Der Baumert Hof ist einer von tausenden Höfen in Baden-Württemberg. Als Aussiedlerhof in den 1950er Jahren gegründet, hat sich die Art der Bewirtschaftung seitdem stark verändert. Noch heute gibt es Ackerbau und Nutztierhaltung auf dem Hof – doch die Methoden haben sich stark verändert. Wo früher noch händisches Melken notwendig war, übernimmt diese Aufgabe nun ein Melkroboter. Ein Teil der Milch wird noch vor Ort zu Speiseeis verarbeitet und dann verkauft. Auch die Ackerflächen dienen nicht mehr allein dem Anbau von Futtermitteln für Nutztiere, sondern auch der Produktion von Biomasse für die hofeigene Biogasanlage. Ein Großteil der genutzten Biomasse wird aber nicht extra dafür angebaut.

So fällt Gülle als Nebenprodukt der Milchviehhaltung an.

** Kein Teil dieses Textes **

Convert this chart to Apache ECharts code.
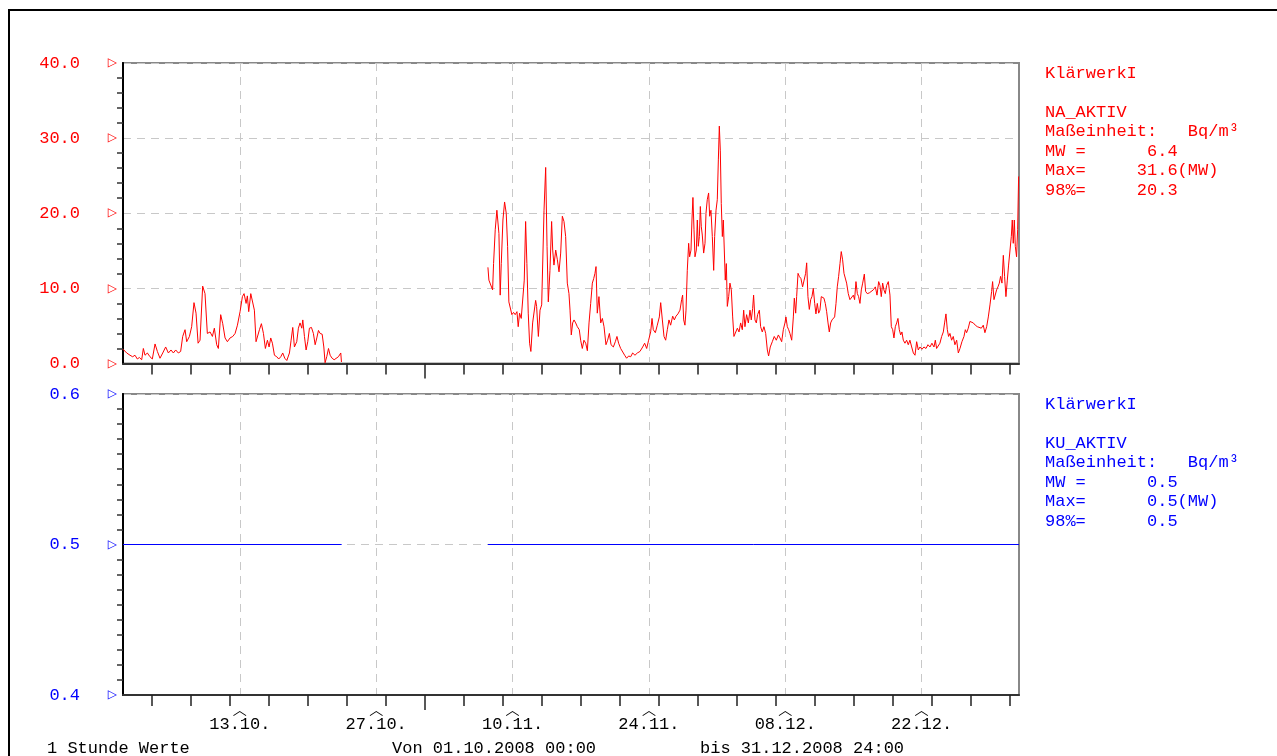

Neben dem Ausbringen der Gülle als Dünger wird sie in der Biogasanlage energetisch genutzt.

Das Team um Veronika Larranaga-Schneider, Karl-Philipp Baumert und Raphael Baumert betreibt den Hof mit einer klaren Orientierung auf eine Landwirtschaft, die auch in Zukunft noch bestehen kann. Diese Ausrichtung zeigt sich nicht nur in den genutzten nachhaltigen Methoden, sondern auch etwa durch den Versuch den Kund:innen, Abläufe transparent und nachvollziehbar darzustellen. Sei es durch die installierten Infotafeln vor dem Hof oder die Einladung den Hof zu besuchen.